Portogallo e mirtilli in cifre

“La produzione di mirtilli in Portogallo è in aumento – spiega Pedro Bràs de Oliveira – La superficie ha conosciuto un notevole incremento passando da 43 ettari nel 2010 a 2.587 ettari nel 2021, ovvero oltre 50 volte in soli 10 anni. Il volume prodotto da 500 tonnellate è arrivato a più di 17mila nello stesso periodo di tempo. Nel 2021 il Portogallo ha esportato 5.000 tonnellate per un valore di oltre 32 milioni di euro. Questo aumento riflette la grande attitudine del suolo portoghese e le condizioni climatiche per la produzione di mirtilli”.

Pedro Bràs de Oliveira si sofferma su alcune peculiarità della produzione portoghese. “La diversificazione della stagione produttiva è un obiettivo generale per tutte le colture in quanto può aumentare la redditività delle aziende agricole consentendo un'offerta di mercato più lunga. Il modo più semplice per raggiungere questo obiettivo è utilizzare cultivar con periodi di produzione differenti, precedenti o successivi, oppure cambiando le condizioni a cui sono sottoposte le piante attraverso l'utilizzo di coperture artificiali come polietilene o reti ombreggianti”.
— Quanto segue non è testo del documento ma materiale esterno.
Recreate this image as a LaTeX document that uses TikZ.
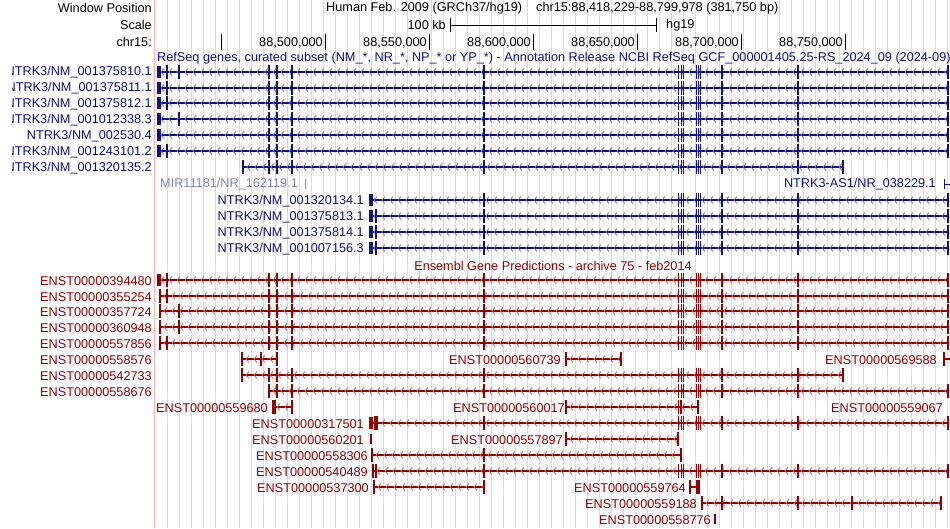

Così è scoppiata la “febbre del mirtillo”

L’interesse del Portogallo per il mirtillo è iniziato dalla metà degli anni ’80.
“I primi test sono iniziati nel 1985, ma è stato solo nel 1994 che un campo varietale con diverse tipologie di mirtilli è stato realizzato nell'azienda sperimentale dell’Iniav, localizzata nella costa sud-occidentale del Portogallo. Fino a quel momento – ricorda Pedro Bràs de Oliveira – la produzione commerciale era praticamente inesistente, presente solo in un’azienda a Grândola (sud di Lisbona). Fino al 2010 gli agricoltori non hanno mostrato interesse alla coltivazione del mirtillo; solo nel 2012 è scoppiata la febbre del mirtillo con una forte espansione della coltivazione essenzialmente nel nord del Paese. Con il risveglio alla coltura, Iniav, ha avviato una serie di nuove prove in pieno campo, coltura protetta e produzione fuori suolo, adottando anche tecniche di manipolazione del ciclo vegetativo delle piante. In un test effettuato nell'azienda sperimentale si è dimostrata la capacità della cultivar Star di produrre 3 chili per pianta già al secondo anno, raggiungendo l’equivalente di 27 tonnellate ettaro già al terzo anno di produzione, mentre Legacy ha raggiunto le 22 tonnellate per ettaro già dal secondo anno. Già questi primi risultati hanno dimostrato che le piante di mirtillo si adattano bene alla coltivazione protetta in substrato, in questi ambienti, mostrando un ottimo sviluppo vegetativo e riproduttivo. Sono in corso ulteriori studi, in particolare sull'adattamento delle nuove cultivar ai diversi sistemi di produzione e alle condizioni climatiche portoghesi. Tale attività è fondamentale in quanto i programmi di miglioramento genetico del mirtillo sono molto attivi e ogni anno rilasciano nuove varietà, specialmente per il periodo precoce”.